Shares are of the gross produce after setting aside the amount of palay used as seed, and after deducting cost of fertilizer, pest and weed control, irrigation fees, reaping of not more than 10% of gross harvest, threshing, and (whenever applicable) broadcasting or other farm operations not listed as contributions/labor of the tenant. The remaining amount is apportioned based on participation per cent for contributions.

It is unlawful for either tenant or landholder, without mutual consent, to reap or thresh a portion before the set threshing date. Exception: if tenant needs food and landholder cannot/refuses to allow pre-threshing, tenant may reap/thresh not more than 10% of his net share in the last normal harvest after notice to the landholder or representative.

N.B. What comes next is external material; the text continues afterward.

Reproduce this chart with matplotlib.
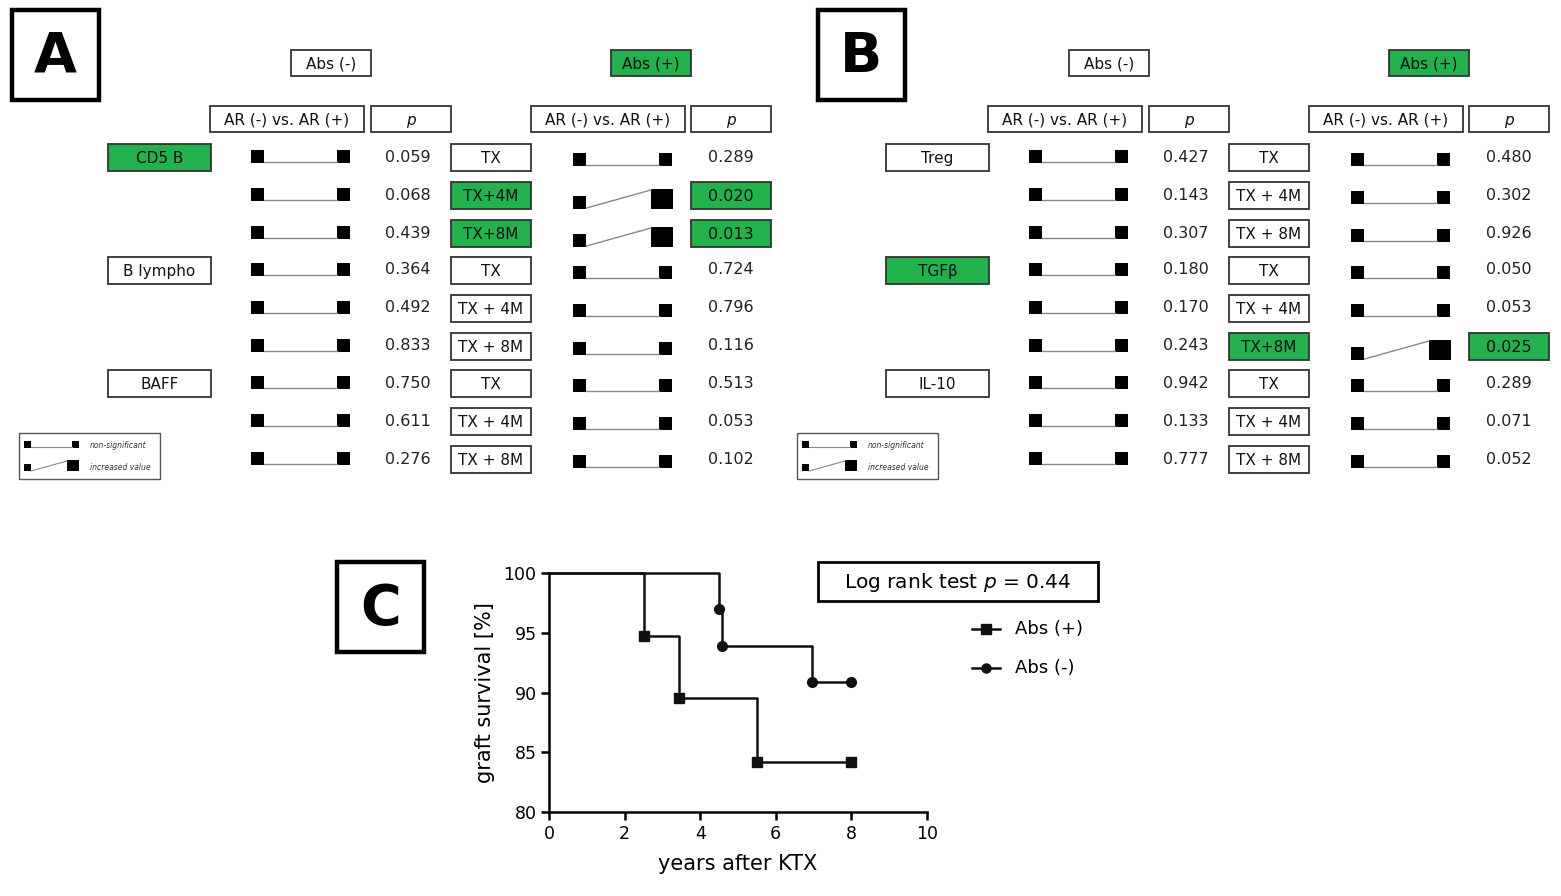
import matplotlib
matplotlib.use("Agg")
from matplotlib import pyplot as plt
from matplotlib.patches import Rectangle

# ---- data, panel A ----
markers_a = ["CD5 B", "B lympho", "BAFF"]
markers_a_green = [True, False, False]
times_a = ["TX", "TX+4M", "TX+8M", "TX", "TX + 4M", "TX + 8M", "TX", "TX + 4M", "TX + 8M"]
times_a_green = [False, True, True, False, False, False, False, False, False]
p_neg_a = ["0.059", "0.068", "0.439", "0.364", "0.492", "0.833", "0.750", "0.611", "0.276"]
p_pos_a = ["0.289", "0.020", "0.013", "0.724", "0.796", "0.116", "0.513", "0.053", "0.102"]
incr_pos_a = [False, True, True, False, False, False, False, False, False]

# ---- data, panel B ----
markers_b = ["Treg", "TGF\u03b2", "IL-10"]
markers_b_green = [False, True, False]
times_b = ["TX", "TX + 4M", "TX + 8M", "TX", "TX + 4M", "TX+8M", "TX", "TX + 4M", "TX + 8M"]
times_b_green = [False, False, False, False, False, True, False, False, False]
p_neg_b = ["0.427", "0.143", "0.307", "0.180", "0.170", "0.243", "0.942", "0.133", "0.777"]
p_pos_b = ["0.480", "0.302", "0.926", "0.050", "0.053", "0.025", "0.289", "0.071", "0.052"]
incr_pos_b = [False, False, False, False, False, True, False, False, False]

# ---- data, panel C (Kaplan-Meier steps) ----
abs_pos_t = [0, 2.5, 3.45, 5.5, 8.0]
abs_pos_s = [100, 94.7, 89.5, 84.2, 84.2]
abs_neg_t = [0, 4.5, 4.58, 6.95, 8.0]
abs_neg_s = [100, 97.0, 93.9, 90.9, 90.9]

GREEN = "#22b14c"
EDGE = "#333333"
FONT = "DejaVu Sans"

rows_y = [157, 195, 233, 270, 308, 346, 383, 421, 459]

fig = plt.figure(figsize=(15.61, 8.96), dpi=100)
ov = fig.add_axes([0, 0, 1, 1])
ov.set_xlim(0, 1561)
ov.set_ylim(896, 0)
ov.axis("off")


def box(x, y, w, h, text, green=False, size=11, style="normal", lw=1.3):
    ov.add_patch(Rectangle((x, y), w, h, fc=GREEN if green else "white", ec=EDGE, lw=lw))
    ov.text(x + w / 2, y + h / 2 + 1, text, ha="center", va="center", fontsize=size,
            family=FONT, style=style, color="#111111")


def glyph(xc_left, xc_right, y, increased, s=13, big=22):
    if not increased:
        ov.add_patch(Rectangle((xc_left - s / 2, y - s / 2), s, s, fc="black", ec="none"))
        ov.add_patch(Rectangle((xc_right - s / 2, y - s / 2), s, s, fc="black", ec="none"))
        ov.plot([xc_left + s / 2, xc_right - s / 2], [y + s / 2 - 1, y + s / 2 - 1],
                color="#888888", lw=1)
    else:
        yb = y + 11
        ov.add_patch(Rectangle((xc_left - s / 2, yb - s), s, s, fc="black", ec="none"))
        ov.add_patch(Rectangle((xc_right - 15, yb - 20), big, 20, fc="black", ec="none"))
        ov.plot([xc_left + s / 2, xc_right - 15], [yb - 1, yb - 19], color="#888888", lw=1)


def letter_box(x, y, w, h, letter):
    ov.add_patch(Rectangle((x, y), w, h, fc="white", ec="black", lw=3.2))
    ov.text(x + w / 2, y + h / 2 + 2, letter, ha="center", va="center", fontsize=40,
            family=FONT, weight="bold")


def legend_box(x0, y0):
    ov.add_patch(Rectangle((x0, y0), 141, 46, fc="white", ec="#555555", lw=1))
    ov.add_patch(Rectangle((x0 + 5, y0 + 8), 7, 7, fc="black", ec="none"))
    ov.add_patch(Rectangle((x0 + 53, y0 + 8), 7, 7, fc="black", ec="none"))
    ov.plot([x0 + 12, x0 + 53], [y0 + 14, y0 + 14], color="#888888", lw=0.8)
    ov.text(x0 + 71, y0 + 12, "non-significant", fontsize=5.5, va="center", family=FONT,
            style="italic", color="#333333")
    ov.add_patch(Rectangle((x0 + 5, y0 + 31), 7, 7, fc="black", ec="none"))
    ov.add_patch(Rectangle((x0 + 48, y0 + 27), 12, 11, fc="black", ec="none"))
    ov.plot([x0 + 12, x0 + 48], [y0 + 38, y0 + 28], color="#888888", lw=0.8)
    ov.text(x0 + 71, y0 + 35, "increased value", fontsize=5.5, va="center", family=FONT,
            style="italic", color="#333333")


def panel(dx, markers, markers_green, times, times_green, p_neg, p_pos, incr_pos):
    box(dx + 291, 50, 80, 26, "Abs (-)")
    box(dx + 611, 50, 80, 26, "Abs (+)", green=True)
    box(dx + 210, 106, 154, 26, "AR (-) vs. AR (+)")
    box(dx + 371, 106, 80, 26, "p", style="italic")
    box(dx + 531, 106, 154, 26, "AR (-) vs. AR (+)")
    box(dx + 691, 106, 80, 26, "p", style="italic")
    for k, name in enumerate(markers):
        box(dx + 108, rows_y[3 * k] - 13, 103, 27, name, green=markers_green[k])
    for i, y in enumerate(rows_y):
        glyph(dx + 258, dx + 344, y, False)
        ov.text(dx + 408, y, p_neg[i], ha="center", va="center", fontsize=11.5,
                family=FONT, color="#222222")
        box(dx + 451, y - 13, 80, 27, times[i], green=times_green[i])
        glyph(dx + 580, dx + 666, y + 3, incr_pos[i])
        if incr_pos[i]:
            box(dx + 691, y - 13, 80, 27, p_pos[i], green=True, size=11.5)
        else:
            ov.text(dx + 731, y, p_pos[i], ha="center", va="center", fontsize=11.5,
                    family=FONT, color="#222222")
    legend_box(dx + 19, 433)


letter_box(12, 10, 87, 90, "A")
panel(0, markers_a, markers_a_green, times_a, times_a_green, p_neg_a, p_pos_a, incr_pos_a)
letter_box(818, 10, 87, 90, "B")
panel(778, markers_b, markers_b_green, times_b, times_b_green, p_neg_b, p_pos_b, incr_pos_b)

# ---- panel C ----
letter_box(337, 562, 87, 90, "C")
ov.add_patch(Rectangle((818, 562), 280, 39, fc="white", ec="black", lw=2))
ov.text(958, 582, "Log rank test $p$ = 0.44", ha="center", va="center", fontsize=14.5,
        family=FONT)

ax = fig.add_axes([549 / 1561, 84 / 896, 378 / 1561, 239 / 896])
ax.patch.set_alpha(0)
ax.step(abs_pos_t, abs_pos_s, where="post", color="#111111", lw=1.8)
ax.plot(abs_pos_t[1:], abs_pos_s[1:], "s", color="#111111", ms=7.5, label="Abs (+)")
ax.step(abs_neg_t, abs_neg_s, where="post", color="#111111", lw=1.8)
ax.plot(abs_neg_t[1:], abs_neg_s[1:], "o", color="#111111", ms=7, label="Abs (-)")
ax.set_xlim(0, 10)
ax.set_ylim(80, 100)
ax.set_xticks([0, 2, 4, 6, 8, 10])
ax.set_yticks([80, 85, 90, 95, 100])
ax.spines["top"].set_visible(False)
ax.spines["right"].set_visible(False)
for s in ["left", "bottom"]:
    ax.spines[s].set_linewidth(1.8)
ax.tick_params(direction="out", length=6, width=1.8, labelsize=12.5, pad=3)
for t in ax.get_xticklabels() + ax.get_yticklabels():
    t.set_family(FONT)
ax.set_xlabel("years after KTX", fontsize=15, family=FONT, labelpad=8)
ax.set_ylabel("graft survival [%]", fontsize=15, family=FONT, labelpad=6)
for ln in ax.lines:
    ln.set_clip_on(False)

# legend drawn by hand to sit where it does in the original
ov.plot([972, 1000], [629, 629], color="#111111", lw=1.8)
ov.plot([986], [629], "s", color="#111111", ms=6.5)
ov.text(1015, 629, "Abs (+)", va="center", fontsize=13, family=FONT)
ov.plot([972, 1000], [668, 668], color="#111111", lw=1.8)
ov.plot([986], [668], "o", color="#111111", ms=6.5)
ov.text(1015, 668, "Abs (-)", va="center", fontsize=13, family=FONT)

fig.savefig("out.png", dpi=100)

The landholder must have bona fide intention to cultivate personally or through employment of farm machinery/implements. The law requires: (1) the landholder/relative must actually cultivate personally for at least three years or employ mechanical farm implements for at least five years; otherwise bad faith is presumed and tenant may demand possession and damages. (2) At least one but not more than two years prior to filing the petition, notice must be filed with the court and given in writing to the tenant (in a language/dialect known), accompanied by: (i) certification from the Agricultural Tenancy Commission that the land is suited for mechanization, and (ii) certification from the NRRA manager that immediate resettlement will be provided if dispossession is authorized. If the tenant is not willing to be resettled, enforcement is deferred until one year after final decision. Dispossessed but not resettled tenants must be preferred for necessary labor under the new setup. A landholder may also mechanize certain operations without ejecting tenants if he petitions the court with certifications that the operations will lower cost and improve farm culture, with landholder’s share increased proportionately to tenant labor displaced.

If a tenant cannot afford counsel, the trial attorney of the tenancy mediation commission must represent him upon proper notification by the party concerned, or the court of competent jurisdiction must assign/appoint counsel de oficio for the indigent tenant.